▶ Task to carry out
Set aside the pictures and output only the lines from the one containing "Reproduce this chart with Apache ECharts." up to and including the one containing "0.923, 0.921, 0.923, 0.925];".

Some records
[START]
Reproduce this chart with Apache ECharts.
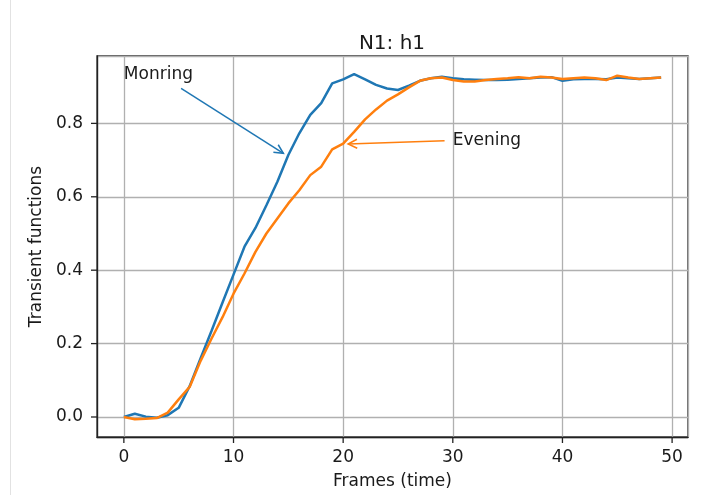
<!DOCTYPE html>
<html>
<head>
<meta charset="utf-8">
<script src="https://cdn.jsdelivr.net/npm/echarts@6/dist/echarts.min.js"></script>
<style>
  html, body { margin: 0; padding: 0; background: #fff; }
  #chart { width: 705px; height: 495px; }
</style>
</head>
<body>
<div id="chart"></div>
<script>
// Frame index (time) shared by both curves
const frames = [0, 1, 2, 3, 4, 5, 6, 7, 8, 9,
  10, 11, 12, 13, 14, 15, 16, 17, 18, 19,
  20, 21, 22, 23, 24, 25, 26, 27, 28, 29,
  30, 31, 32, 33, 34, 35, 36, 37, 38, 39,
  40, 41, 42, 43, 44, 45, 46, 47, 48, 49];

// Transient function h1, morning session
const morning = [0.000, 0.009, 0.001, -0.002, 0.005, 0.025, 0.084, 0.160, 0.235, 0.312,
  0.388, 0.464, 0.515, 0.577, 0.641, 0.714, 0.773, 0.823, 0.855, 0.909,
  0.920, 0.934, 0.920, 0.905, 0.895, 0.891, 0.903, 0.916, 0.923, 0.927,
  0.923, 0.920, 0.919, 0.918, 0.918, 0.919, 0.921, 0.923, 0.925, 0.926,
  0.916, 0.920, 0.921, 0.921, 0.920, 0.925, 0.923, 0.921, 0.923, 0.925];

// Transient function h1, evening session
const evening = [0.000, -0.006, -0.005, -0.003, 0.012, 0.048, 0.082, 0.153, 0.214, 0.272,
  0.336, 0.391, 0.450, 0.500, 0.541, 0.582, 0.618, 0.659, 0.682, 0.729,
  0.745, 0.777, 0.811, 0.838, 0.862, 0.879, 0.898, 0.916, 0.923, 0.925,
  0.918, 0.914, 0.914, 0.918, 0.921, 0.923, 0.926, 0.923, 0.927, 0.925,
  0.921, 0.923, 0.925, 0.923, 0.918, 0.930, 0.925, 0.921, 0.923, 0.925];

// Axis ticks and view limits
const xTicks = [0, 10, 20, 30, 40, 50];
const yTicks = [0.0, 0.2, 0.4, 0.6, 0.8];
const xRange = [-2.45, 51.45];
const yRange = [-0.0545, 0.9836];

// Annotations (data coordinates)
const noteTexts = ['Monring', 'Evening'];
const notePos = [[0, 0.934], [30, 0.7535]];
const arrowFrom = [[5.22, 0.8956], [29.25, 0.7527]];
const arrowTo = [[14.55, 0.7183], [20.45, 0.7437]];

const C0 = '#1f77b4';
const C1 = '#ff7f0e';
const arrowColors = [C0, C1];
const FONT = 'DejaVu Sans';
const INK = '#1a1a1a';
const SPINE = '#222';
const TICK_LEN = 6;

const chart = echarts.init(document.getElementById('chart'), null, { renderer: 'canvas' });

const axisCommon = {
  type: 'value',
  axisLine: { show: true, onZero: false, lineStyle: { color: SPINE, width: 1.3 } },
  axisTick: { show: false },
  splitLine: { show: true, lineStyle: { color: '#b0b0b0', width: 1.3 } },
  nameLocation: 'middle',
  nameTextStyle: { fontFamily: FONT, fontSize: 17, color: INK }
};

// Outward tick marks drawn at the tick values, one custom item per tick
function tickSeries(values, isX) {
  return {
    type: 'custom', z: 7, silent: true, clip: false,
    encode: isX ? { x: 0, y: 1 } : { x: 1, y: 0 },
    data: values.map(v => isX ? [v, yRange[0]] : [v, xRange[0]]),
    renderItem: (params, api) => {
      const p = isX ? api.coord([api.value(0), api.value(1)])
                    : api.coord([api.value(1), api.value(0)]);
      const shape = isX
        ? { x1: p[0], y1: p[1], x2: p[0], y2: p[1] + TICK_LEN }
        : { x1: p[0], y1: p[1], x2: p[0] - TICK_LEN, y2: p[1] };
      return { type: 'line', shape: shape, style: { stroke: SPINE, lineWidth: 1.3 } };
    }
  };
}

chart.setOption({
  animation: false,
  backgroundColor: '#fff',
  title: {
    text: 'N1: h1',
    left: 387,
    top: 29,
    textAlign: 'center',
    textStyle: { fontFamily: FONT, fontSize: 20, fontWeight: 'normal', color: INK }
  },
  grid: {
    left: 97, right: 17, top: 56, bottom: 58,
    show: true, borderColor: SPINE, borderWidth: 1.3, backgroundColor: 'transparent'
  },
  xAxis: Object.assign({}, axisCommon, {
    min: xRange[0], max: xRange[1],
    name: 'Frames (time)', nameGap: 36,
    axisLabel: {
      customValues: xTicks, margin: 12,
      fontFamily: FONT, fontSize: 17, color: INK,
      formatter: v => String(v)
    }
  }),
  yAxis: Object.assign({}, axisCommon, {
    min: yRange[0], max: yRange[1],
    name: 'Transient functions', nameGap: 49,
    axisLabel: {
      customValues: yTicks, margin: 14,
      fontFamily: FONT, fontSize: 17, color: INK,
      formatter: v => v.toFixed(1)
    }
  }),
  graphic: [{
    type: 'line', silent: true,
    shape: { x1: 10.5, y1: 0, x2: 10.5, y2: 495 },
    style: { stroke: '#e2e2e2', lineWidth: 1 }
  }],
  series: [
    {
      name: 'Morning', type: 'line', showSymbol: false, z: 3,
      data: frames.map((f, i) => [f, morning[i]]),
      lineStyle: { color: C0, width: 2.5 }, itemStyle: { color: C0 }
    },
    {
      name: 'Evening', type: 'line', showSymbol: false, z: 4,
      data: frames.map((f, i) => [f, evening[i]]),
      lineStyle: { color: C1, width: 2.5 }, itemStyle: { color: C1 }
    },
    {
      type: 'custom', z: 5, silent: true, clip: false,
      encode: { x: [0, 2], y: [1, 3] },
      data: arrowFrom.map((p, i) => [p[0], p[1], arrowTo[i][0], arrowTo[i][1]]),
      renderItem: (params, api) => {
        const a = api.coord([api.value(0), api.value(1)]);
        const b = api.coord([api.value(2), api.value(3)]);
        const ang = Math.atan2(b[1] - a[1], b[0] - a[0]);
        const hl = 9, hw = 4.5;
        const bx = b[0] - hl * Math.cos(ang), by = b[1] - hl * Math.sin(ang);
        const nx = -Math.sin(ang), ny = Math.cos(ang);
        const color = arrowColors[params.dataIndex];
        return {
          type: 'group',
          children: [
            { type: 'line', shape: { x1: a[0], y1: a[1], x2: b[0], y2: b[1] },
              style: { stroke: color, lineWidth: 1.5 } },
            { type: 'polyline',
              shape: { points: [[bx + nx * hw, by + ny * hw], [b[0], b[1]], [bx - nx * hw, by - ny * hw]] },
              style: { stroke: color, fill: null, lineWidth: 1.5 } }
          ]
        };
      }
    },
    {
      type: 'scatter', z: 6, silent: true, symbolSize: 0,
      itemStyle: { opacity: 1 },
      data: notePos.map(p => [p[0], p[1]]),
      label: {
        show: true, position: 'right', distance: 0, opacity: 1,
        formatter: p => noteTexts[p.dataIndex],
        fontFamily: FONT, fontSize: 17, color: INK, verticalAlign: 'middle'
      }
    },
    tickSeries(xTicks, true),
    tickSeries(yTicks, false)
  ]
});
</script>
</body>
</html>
[END]
[START]
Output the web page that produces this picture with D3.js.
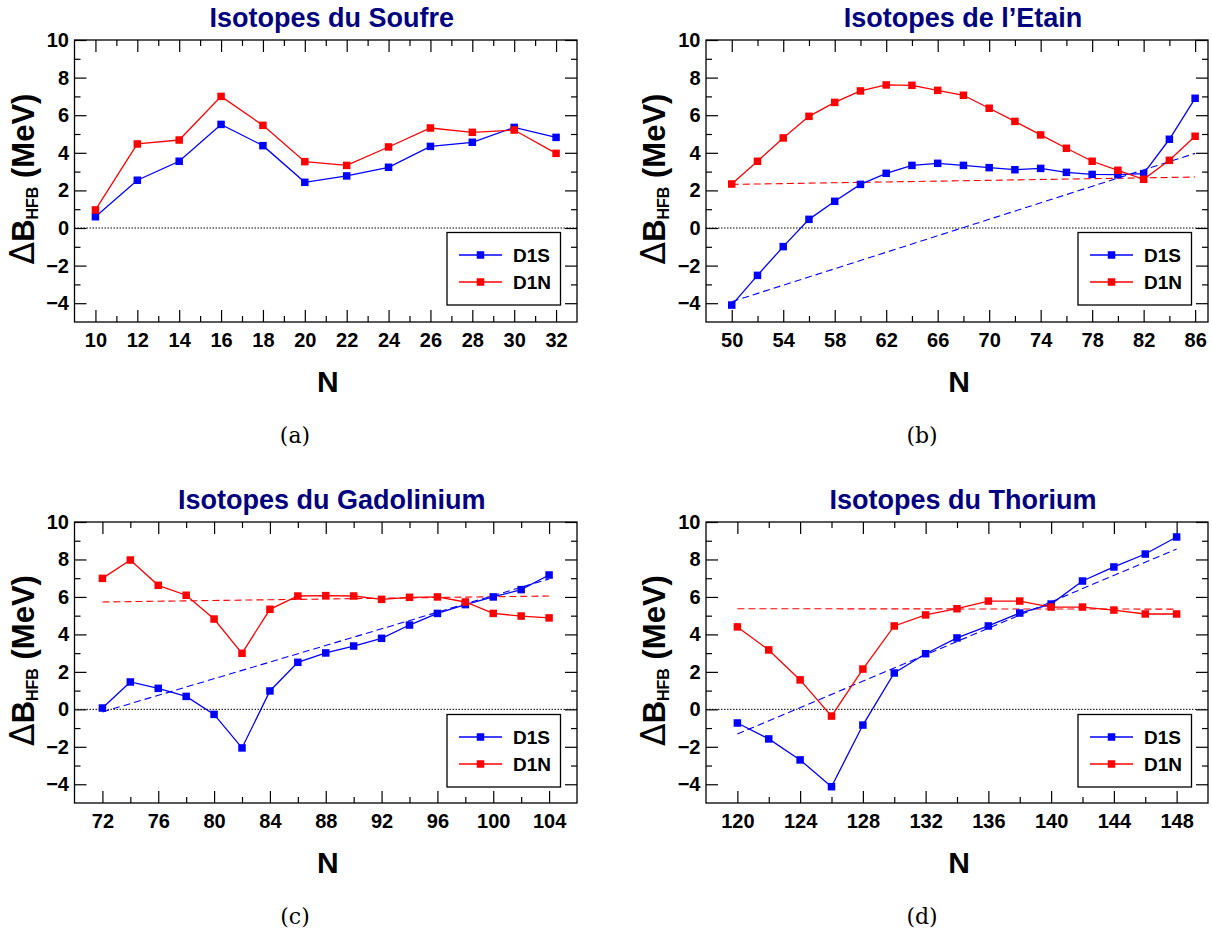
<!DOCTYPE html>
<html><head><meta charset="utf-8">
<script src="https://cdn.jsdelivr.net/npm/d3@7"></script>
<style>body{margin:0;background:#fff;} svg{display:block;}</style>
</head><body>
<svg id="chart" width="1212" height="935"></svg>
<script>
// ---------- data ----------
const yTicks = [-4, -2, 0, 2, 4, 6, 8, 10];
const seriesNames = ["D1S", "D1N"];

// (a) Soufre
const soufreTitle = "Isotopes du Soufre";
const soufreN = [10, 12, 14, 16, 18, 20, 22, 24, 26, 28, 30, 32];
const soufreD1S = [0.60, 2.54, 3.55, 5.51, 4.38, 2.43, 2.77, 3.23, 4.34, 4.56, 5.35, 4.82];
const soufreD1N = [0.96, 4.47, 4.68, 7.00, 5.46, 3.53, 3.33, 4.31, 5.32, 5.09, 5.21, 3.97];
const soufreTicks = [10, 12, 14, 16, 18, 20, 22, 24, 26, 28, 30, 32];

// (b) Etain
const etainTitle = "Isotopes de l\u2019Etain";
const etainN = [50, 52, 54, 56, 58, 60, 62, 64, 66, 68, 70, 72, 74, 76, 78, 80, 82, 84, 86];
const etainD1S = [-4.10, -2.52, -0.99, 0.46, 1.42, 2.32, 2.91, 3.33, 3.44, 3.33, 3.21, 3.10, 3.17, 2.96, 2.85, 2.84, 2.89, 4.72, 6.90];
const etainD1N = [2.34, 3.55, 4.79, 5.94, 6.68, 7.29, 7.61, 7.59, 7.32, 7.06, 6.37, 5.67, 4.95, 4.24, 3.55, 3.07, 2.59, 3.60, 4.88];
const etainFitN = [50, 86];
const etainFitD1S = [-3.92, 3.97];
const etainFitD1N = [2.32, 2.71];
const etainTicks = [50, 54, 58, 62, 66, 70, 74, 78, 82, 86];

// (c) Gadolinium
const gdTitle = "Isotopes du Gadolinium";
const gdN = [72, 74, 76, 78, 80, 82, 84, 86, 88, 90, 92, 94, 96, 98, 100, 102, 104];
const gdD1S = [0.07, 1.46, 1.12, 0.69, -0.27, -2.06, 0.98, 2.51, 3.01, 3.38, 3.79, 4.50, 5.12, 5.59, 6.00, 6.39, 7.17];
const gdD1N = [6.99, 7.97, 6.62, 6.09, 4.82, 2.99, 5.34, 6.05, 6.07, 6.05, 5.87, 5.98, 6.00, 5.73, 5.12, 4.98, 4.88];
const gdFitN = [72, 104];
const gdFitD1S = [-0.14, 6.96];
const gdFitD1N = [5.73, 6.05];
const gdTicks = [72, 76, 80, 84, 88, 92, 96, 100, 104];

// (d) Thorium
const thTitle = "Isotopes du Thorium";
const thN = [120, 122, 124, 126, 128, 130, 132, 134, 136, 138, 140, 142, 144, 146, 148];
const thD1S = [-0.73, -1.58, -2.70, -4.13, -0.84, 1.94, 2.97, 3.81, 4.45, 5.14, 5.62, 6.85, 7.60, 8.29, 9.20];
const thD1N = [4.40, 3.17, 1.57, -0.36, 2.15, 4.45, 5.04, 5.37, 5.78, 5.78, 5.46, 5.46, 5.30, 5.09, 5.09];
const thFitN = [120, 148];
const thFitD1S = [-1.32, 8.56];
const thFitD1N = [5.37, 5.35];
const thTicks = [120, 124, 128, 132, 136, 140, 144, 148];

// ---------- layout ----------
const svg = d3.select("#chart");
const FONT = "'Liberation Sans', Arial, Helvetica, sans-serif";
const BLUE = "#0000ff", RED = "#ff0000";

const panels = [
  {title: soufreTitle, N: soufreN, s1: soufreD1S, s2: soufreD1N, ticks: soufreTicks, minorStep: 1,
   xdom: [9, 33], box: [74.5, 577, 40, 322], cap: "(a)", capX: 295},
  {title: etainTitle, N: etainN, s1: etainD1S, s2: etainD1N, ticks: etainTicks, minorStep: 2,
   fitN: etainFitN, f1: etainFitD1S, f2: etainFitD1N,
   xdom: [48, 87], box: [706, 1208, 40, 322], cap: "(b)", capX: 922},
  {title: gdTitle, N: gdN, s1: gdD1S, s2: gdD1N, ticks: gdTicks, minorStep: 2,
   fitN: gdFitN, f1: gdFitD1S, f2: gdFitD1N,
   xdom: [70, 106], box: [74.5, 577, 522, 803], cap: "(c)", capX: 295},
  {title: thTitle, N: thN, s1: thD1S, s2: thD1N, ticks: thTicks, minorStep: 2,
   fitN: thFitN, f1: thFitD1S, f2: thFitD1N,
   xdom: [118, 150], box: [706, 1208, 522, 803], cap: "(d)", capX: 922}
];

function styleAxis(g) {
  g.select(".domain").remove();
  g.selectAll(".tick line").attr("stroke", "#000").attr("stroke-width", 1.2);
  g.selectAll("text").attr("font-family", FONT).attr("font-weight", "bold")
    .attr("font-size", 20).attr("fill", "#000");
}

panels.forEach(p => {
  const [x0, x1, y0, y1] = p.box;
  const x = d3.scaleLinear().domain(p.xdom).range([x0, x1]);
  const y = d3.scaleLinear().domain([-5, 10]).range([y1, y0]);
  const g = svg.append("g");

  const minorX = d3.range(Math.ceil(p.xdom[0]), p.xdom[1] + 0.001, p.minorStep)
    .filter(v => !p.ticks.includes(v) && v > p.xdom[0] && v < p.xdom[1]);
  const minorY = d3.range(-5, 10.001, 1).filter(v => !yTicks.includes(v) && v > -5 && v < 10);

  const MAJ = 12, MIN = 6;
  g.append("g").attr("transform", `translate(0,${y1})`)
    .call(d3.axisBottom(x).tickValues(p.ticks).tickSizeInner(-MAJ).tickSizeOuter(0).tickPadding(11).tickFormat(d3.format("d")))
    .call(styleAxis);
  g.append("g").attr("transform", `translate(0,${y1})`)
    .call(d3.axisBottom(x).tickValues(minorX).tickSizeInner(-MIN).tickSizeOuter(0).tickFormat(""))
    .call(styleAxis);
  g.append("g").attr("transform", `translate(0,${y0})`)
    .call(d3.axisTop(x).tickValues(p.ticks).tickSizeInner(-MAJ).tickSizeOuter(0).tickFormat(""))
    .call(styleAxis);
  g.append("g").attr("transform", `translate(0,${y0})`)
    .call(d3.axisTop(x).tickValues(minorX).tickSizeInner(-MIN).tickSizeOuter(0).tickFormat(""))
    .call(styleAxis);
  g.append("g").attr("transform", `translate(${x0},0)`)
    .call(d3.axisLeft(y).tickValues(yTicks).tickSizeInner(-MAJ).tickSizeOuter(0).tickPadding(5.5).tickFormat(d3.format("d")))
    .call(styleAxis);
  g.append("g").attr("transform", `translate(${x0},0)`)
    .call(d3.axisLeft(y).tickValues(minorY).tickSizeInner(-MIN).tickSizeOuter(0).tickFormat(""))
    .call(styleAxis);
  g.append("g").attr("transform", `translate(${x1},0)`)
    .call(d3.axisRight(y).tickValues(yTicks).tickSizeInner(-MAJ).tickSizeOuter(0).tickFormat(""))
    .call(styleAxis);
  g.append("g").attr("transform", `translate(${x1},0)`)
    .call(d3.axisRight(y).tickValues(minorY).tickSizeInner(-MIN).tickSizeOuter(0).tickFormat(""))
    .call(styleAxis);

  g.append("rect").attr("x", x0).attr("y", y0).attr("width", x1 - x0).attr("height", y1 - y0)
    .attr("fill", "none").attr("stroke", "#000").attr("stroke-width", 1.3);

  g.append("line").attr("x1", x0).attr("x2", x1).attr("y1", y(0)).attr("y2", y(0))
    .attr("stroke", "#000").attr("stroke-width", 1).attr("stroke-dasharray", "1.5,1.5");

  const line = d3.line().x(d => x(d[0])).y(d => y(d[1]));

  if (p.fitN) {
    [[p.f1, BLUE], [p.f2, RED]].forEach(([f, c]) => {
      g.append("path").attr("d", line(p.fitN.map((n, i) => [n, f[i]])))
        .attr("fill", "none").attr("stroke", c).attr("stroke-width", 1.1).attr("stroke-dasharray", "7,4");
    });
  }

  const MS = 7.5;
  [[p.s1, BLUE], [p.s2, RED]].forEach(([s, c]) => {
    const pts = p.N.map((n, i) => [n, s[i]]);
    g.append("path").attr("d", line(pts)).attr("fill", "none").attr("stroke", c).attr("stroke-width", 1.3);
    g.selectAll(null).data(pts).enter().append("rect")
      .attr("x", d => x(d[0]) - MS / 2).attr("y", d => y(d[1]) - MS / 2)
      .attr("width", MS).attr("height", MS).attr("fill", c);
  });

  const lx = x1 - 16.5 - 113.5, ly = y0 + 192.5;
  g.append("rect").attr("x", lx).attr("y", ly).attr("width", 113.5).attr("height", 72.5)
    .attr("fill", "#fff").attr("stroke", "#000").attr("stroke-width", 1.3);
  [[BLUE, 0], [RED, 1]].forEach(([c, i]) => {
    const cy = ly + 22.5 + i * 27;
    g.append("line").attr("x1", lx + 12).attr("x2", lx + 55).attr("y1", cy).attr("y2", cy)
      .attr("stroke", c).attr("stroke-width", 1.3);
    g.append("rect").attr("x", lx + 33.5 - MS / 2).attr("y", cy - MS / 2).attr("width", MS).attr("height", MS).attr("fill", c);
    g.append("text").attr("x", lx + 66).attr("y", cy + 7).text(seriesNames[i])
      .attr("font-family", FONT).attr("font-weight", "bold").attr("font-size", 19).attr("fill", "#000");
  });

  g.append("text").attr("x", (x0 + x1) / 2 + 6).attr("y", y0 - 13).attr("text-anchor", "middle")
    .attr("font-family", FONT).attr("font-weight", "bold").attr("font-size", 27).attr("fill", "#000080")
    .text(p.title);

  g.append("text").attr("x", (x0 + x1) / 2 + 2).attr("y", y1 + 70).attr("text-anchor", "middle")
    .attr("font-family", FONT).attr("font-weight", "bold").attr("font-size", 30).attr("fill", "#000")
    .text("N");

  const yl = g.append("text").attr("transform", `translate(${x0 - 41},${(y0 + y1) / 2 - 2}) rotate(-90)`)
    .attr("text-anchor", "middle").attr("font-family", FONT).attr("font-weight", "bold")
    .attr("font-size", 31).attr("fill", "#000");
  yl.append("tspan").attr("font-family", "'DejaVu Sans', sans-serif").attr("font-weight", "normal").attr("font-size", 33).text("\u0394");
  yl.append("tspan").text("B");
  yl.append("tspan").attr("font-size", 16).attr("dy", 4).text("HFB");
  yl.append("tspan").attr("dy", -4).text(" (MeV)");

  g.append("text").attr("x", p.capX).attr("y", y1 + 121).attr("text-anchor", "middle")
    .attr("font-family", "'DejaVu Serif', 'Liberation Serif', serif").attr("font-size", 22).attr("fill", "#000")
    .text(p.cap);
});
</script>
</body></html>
[END]
▶ Written solution
Reproduce this chart with Apache ECharts.
<!DOCTYPE html>
<html>
<head>
<meta charset="utf-8">
<script src="https://cdn.jsdelivr.net/npm/echarts@6/dist/echarts.min.js"></script>
<style>
  html, body { margin: 0; padding: 0; background: #fff; }
  #chart { width: 705px; height: 495px; }
</style>
</head>
<body>
<div id="chart"></div>
<script>
// Frame index (time) shared by both curves
const frames = [0, 1, 2, 3, 4, 5, 6, 7, 8, 9,
  10, 11, 12, 13, 14, 15, 16, 17, 18, 19,
  20, 21, 22, 23, 24, 25, 26, 27, 28, 29,
  30, 31, 32, 33, 34, 35, 36, 37, 38, 39,
  40, 41, 42, 43, 44, 45, 46, 47, 48, 49];

// Transient function h1, morning session
const morning = [0.000, 0.009, 0.001, -0.002, 0.005, 0.025, 0.084, 0.160, 0.235, 0.312,
  0.388, 0.464, 0.515, 0.577, 0.641, 0.714, 0.773, 0.823, 0.855, 0.909,
  0.920, 0.934, 0.920, 0.905, 0.895, 0.891, 0.903, 0.916, 0.923, 0.927,
  0.923, 0.920, 0.919, 0.918, 0.918, 0.919, 0.921, 0.923, 0.925, 0.926,
  0.916, 0.920, 0.921, 0.921, 0.920, 0.925, 0.923, 0.921, 0.923, 0.925];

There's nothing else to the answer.